Ort

Brest-Litowsk

 
 

Im November 1917 wird das bürgerliche Regime in Russland nach wiederholten Kriegsniederlagen von den kommunistischen Gruppen unter Lenin, den Bolschewiki, gestürzt. Wenig später wenden sich die Revolutionäre mit einem von Lenin verfassten "Dekret über den Frieden" an die Weltöffentlichkeit.

In diesem berühmten Aufruf fordert die Regierung des revolutionären Russland einen "Frieden ohne Annexionen und Kontributionen", also ohne territoriale Ansprüche und Reparationszahlungen, und ruft die Arbeiter in aller Welt auf, für einen solchen Frieden zu kämpfen. Der erste Schritt dahin ist ein Waffenstillstand mit den Mittelmächten, die ohnehin kurz vor dem Sieg über die erschöpften russischen Soldaten stehen.

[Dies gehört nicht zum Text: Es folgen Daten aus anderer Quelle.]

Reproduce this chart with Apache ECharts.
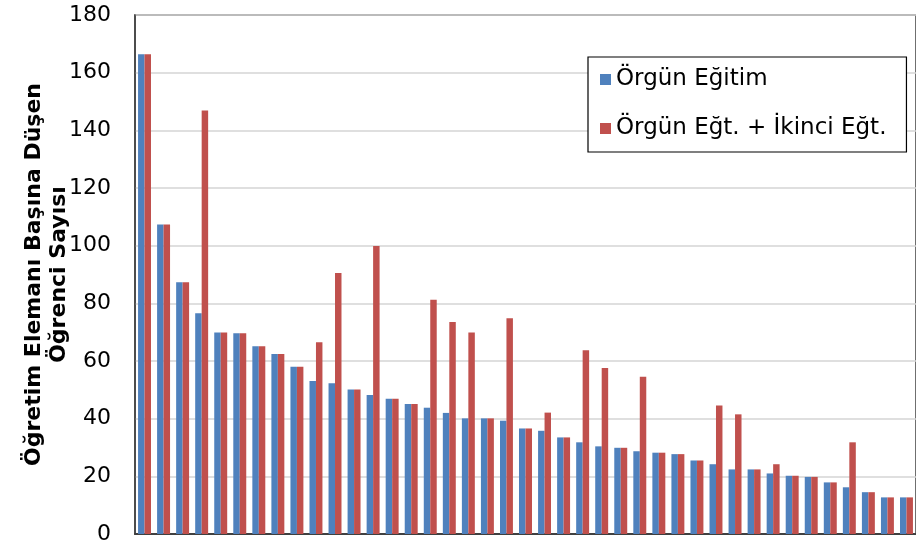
<!DOCTYPE html>
<html>
<head>
<meta charset="utf-8">
<script src="https://cdn.jsdelivr.net/npm/echarts@6/dist/echarts.min.js"></script>
<style>
html,body{margin:0;padding:0;background:#fff;}
#c{width:916px;height:546px;}
</style>
</head>
<body>
<div id="c"></div>
<script>
const categories = ["1","2","3","4","5","6","7","8","9","10","11","12","13","14","15","16","17","18","19","20","21","22","23","24","25","26","27","28","29","30","31","32","33","34","35","36","37","38","39","40","41"];
const orgunEgitim = [166.4,107.3,87.3,76.6,69.9,69.6,65.1,62.4,58.0,53.1,52.3,50.1,48.2,46.9,45.1,43.8,42.0,40.1,40.1,39.3,36.6,35.8,33.5,31.8,30.4,29.9,28.7,28.2,27.7,25.5,24.2,22.4,22.4,21.0,20.2,19.8,17.9,16.2,14.5,12.7,12.7];
const orgunIkinci = [166.4,107.3,87.3,146.9,69.9,69.6,65.1,62.4,58.0,66.5,90.5,50.1,99.9,46.9,45.1,81.2,73.5,69.9,40.1,74.8,36.6,42.1,33.5,63.7,57.6,29.9,54.5,28.2,27.7,25.5,44.6,41.5,22.4,24.2,20.2,19.8,17.9,31.8,14.5,12.7,12.7];
const seriesNames = ["Örgün Eğitim","Örgün Eğt. + İkinci Eğt."];
const yTicks = {min:0, max:180, interval:20};

const FONT = 'DejaVu Sans, Arial, sans-serif';
const chart = echarts.init(document.getElementById('c'), null, {renderer:'canvas'});
const catWidth = 19.275;
chart.setOption({
  backgroundColor:'#fff',
  animation:false,
  textStyle:{fontFamily:FONT},
  grid:{left:135, top:15, height:519, width: categories.length*catWidth, show:true, borderColor:'#404040', borderWidth:1.5, containLabel:false},
  legend:{
    orient:'vertical', left:588, top:57,
    itemWidth:11, itemHeight:11, itemGap:26, icon:'rect',
    padding:[11,20,12,12],
    borderColor:'#000', borderWidth:1.2, backgroundColor:'#fff',
    textStyle:{fontSize:23, color:'#000', fontFamily:FONT},
    data: seriesNames
  },
  xAxis:{type:'category', data:categories, axisLabel:{show:false}, axisTick:{show:false},
    axisLine:{lineStyle:{color:'#404040', width:2}}},
  yAxis:{type:'value', min:yTicks.min, max:yTicks.max, interval:yTicks.interval,
    axisLine:{show:true, lineStyle:{color:'#404040', width:1.5}},
    axisTick:{show:false},
    axisLabel:{fontSize:22, color:'#000', margin:24, fontFamily:FONT},
    splitLine:{lineStyle:{color:'#D4D4D4', width:1.5}},
    name:'Öğretim Elemanı Başına Düşen\nÖğrenci Sayısı',
    nameLocation:'middle', nameRotate:90, nameGap:63, nameMoveOverlap:false,
    nameTextStyle:{fontSize:22, fontWeight:'bold', color:'#000', lineHeight:25, align:'center', fontFamily:FONT}
  },
  series:[
    {name:seriesNames[0], type:'bar', data:orgunEgitim, barGap:'0%', barCategoryGap:'32%',
      itemStyle:{color:'#4F81BD'}},
    {name:seriesNames[1], type:'bar', data:orgunIkinci, barGap:'0%', barCategoryGap:'32%',
      itemStyle:{color:'#C0504D'}}
  ]
});
</script>
</body>
</html>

Die deutschen und russischen Delegationen sitzen und stehen um einen Tisch herum bei den Friedensverhandlungen von Brest-Litowsk
Die Delegationen bei den Friedensverhandlungen von Brest-Litowsk
© LOOKS/Library of Congress

Die Verhandlungen über den Friedensvertrag finden in Brest-Litowsk statt, dem Sitz des deutschen Oberkommandos der Ostfront. Bis zum 9. Januar 1918 bleiben diese allerdings ohne Ergebnis, denn die Mittelmächte weigern sich, einen Frieden "ohne Kontributionen und Annexionen" einzugehen. Sie verlangen den Verzicht Russlands auf Polen, Litauen und einen Teil Lettlands.

Russische Verzögerungstaktik


Die Sowjets wollen diese unannehmbaren Forderungen ausmanövrieren, indem sie die Verhandlungen immer wieder verzögern. Sie hoffen, dass die deutschen Arbeiter, die ja auch des Krieges müde sind, ihre Regierung und Militärs auf Dauer zwingen, den Krieg ohne Eroberungen zu beenden und sich aus dem neuen sozialistischen Russland zurückzuziehen. Das Friedensangebot der Sowjets findet in allen Ländern Europas ein großes Echo. Im Januar 1918 kommt es von Wien bis Berlin zu einer riesigen Welle von Streiks für den Frieden. Diese Proteste können von den Regierungen aber noch einmal unterdrückt werden, weil trotz aller Entbehrungen und Kriegsmüdigkeit die Hoffnung auf einen Sieg in allen Ländern auch bei den Arbeitern noch überwiegt.

Der russische Revolutionär Leon Trotzki
Leo Trotzki (1879-1940): Der russische Revolutionär ist maßgeblich am Aufbau der Roten Armee beteiligt. Nach seiner Entmachtung durch Stalin geht er 1929 ins Exil. 1940 wird er auf Anordnung Stalins in Mexiko ermordet.
© LOOKS/Library of Congress

Diese Stimmungslage erkennen die bolschewistischen Führungsfiguren Lenin, Bucharin und Trotzki aber nicht. Sie glauben, dass die Arbeiter bei einer Unterwerfung Sowjetrusslands nicht mehr mitspielen. Aus diesem Grund erklären sie Anfang Februar 1918 einseitig das Ende des Kriegszustandes und verfügen die sofortige Demobilisierung der russischen Armee. Die deutschen Generäle nutzen diese Gelegenheit, um Russland kampflos weiter zu besetzen. Das wehrlose Russland muss am 3. März 1918 schließlich einen Frieden unterzeichnen, in dem es ohne weitere Verhandlungen den maximalen Ansprüchen der Mittelmächte zustimmt. Das ist genau der Zeitpunkt, an dem die deutsche Armee im Westen zum "letzten Hieb" ansetzt und die sogenannte Michael-Offensive gegen die Alliierten einleitet. Niemand eilt den Russen zur Hilfe. Internationale Arbeiterbrigaden, wie sie in den 1930er-Jahren in Spanien gegen Franco kämpfen, gibt es 1918 noch nicht.

Der "vergessene Frieden"


Der Frieden von Brest-Litowsk ist ein Gewaltfrieden mit weitreichenden territorialen und ökonomischen Verlusten für Russland. Er ist vergleichbar mit dem, was die Alliierten ein Jahr später in Versailles den Deutschen aufoktroyieren. Allerdings wird Brest-Litowsk heute noch als der "vergessene Frieden" bezeichnet. Die Russen sind darüber hinweg, weil der Vertrag nach dem Krieg annulliert wurde. Die Deutschen haben auch nicht mehr davon gesprochen, schließlich war es ja ein von ihnen verantworteter, beschämender "Schandfrieden".